#HBO’s Revolutionary, Flawed TV Show, Explained

Table of Contents
“HBO’s Revolutionary, Flawed TV Show, Explained”
Girls and Lena Dunham
Just as Orange Is The New Black infused heavy drama with light comedy, Girls took the sitcom format and infused it with dramatic, often uncomfortable concerns. Its lens was more myopic than many would have liked; the show focused on a group of twenty-something, well-to-do, college-graduated white women in New York City, and it generated its fair share of controversy throughout its run, aimed specifically at its lack of representation and Dunham’s selective version of feminism.
Many criticisms leveled against Dunham and the show were completely necessary and valid, but they would also serve to oversimplify the idea of the show for anyone who had not watched it and would be easily persuaded not to. Many other shows before and since have been shot through similarly narrow lenses, but they got less flack because they were created by men – and they often took fewer risks. Sure, the show was rife with missteps and offensive ideas, but so was South Park at the time and nearly every other sitcom in existence. The difference for Dunham was that she was, and is, a woman, and this put her in the crosshairs of the cultural conversation.

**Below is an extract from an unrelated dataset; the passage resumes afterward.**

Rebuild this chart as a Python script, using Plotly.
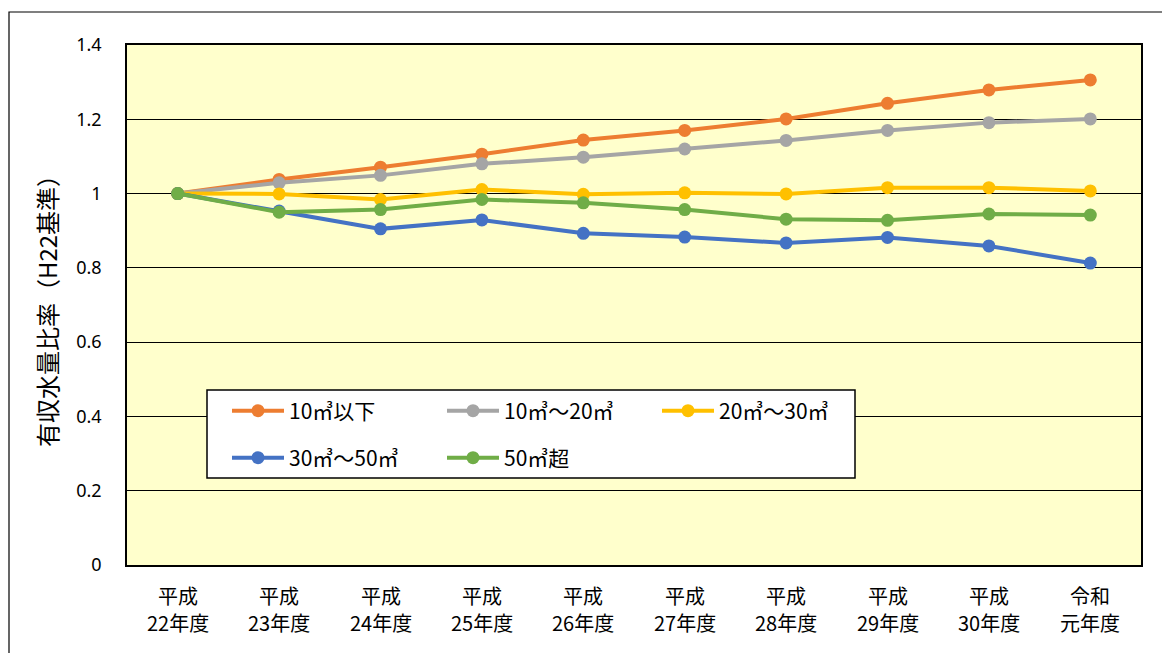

If you could afford Girls the same benefit of the doubt you would give Friends or The Simpsons, you would realize that between the HBO bump and the closing credits lay a fully realized world of complex, dynamic characters that jumped off the screen and into our hearts and minds. They were sympathetic and lonely, if spoiled and often irritating – but most of all, they were achingly, frustratingly human. And they were certainly about as likable as Larry David, if not more so.
Adam Driver and the Perfectly Flawed Cast of Girls
One of Girls’ more notable achievements was the further blurring of the Apatowian line between drama and comedy, and one of its primary avenues toward this goal was its use of casting. Characters like Jessa and Shoshanna (as played by the wonderful Jemima Kirke and Zosia Mamet respectively) might have seemed like narcissistic caricatures at first, but were soon revealed to be realistic human beings, both unhinged and vulnerable. Allison Williams’ Marnie, presented initially as the squeaky-clean best-friend influence character, became one of the show’s most volatile elements.
Speaking of volatility, we saw the emergence of Adam Driver as a major talent – his character Adam being a veritable chopped salad of manic-obsessive-dream-boy and borderline-abusive-hopeless-romantic. Mr. Driver’s performance is so dynamic and strange that it is almost impossible to put into words. Within the varied and stellar cast lay a beguiling marriage of SNL-esque mania and nuanced character work that would epitomize the Golden Age of TV Drama. Girls was a laboratory for narrative, televisual experimentation.
And of course let’s not forget about Ms. Lena Dunham herself, the creator and star, who assembled an excellent creative team, and executed a unique, idiosyncratic, character-driven vision on a modest budget. It’s one thing to stay safe and successful, and another to venture out and risk failure. Girls did the latter, and found great success with gutsy, self-contained episodes like “One Man’s Trash,” “The Panic In Central Park,” and “American Bitch,” which happen to be some of the best entries in the modern television canon.
Girls Had Problems, But That Didn’t Stop It
It didn’t always work – in one instance, Dunham cast Donald Glover as her Republican love interest as a sideways move to address the show’s racial blind spots, and only served to dig herself in deeper. But it was in spite of, and absolutely because of, such risks that HBO brought the show back five times over for a total of six seasons.
Gimmicks abounded, superficial story threads seemed to go nowhere, and the show was not always perfect. But it always took leaps and evolved the cultural conversation surrounding it, and despite the often warranted, but sometimes unwarranted, criticism, it never got backed into a corner, and it never admitted defeat. Girls, besides being one of the most striking examples of contemporary television, serves as a great lesson for creativity and originality in TV storytelling. The entirety of Girls can be streamed on HBO Max.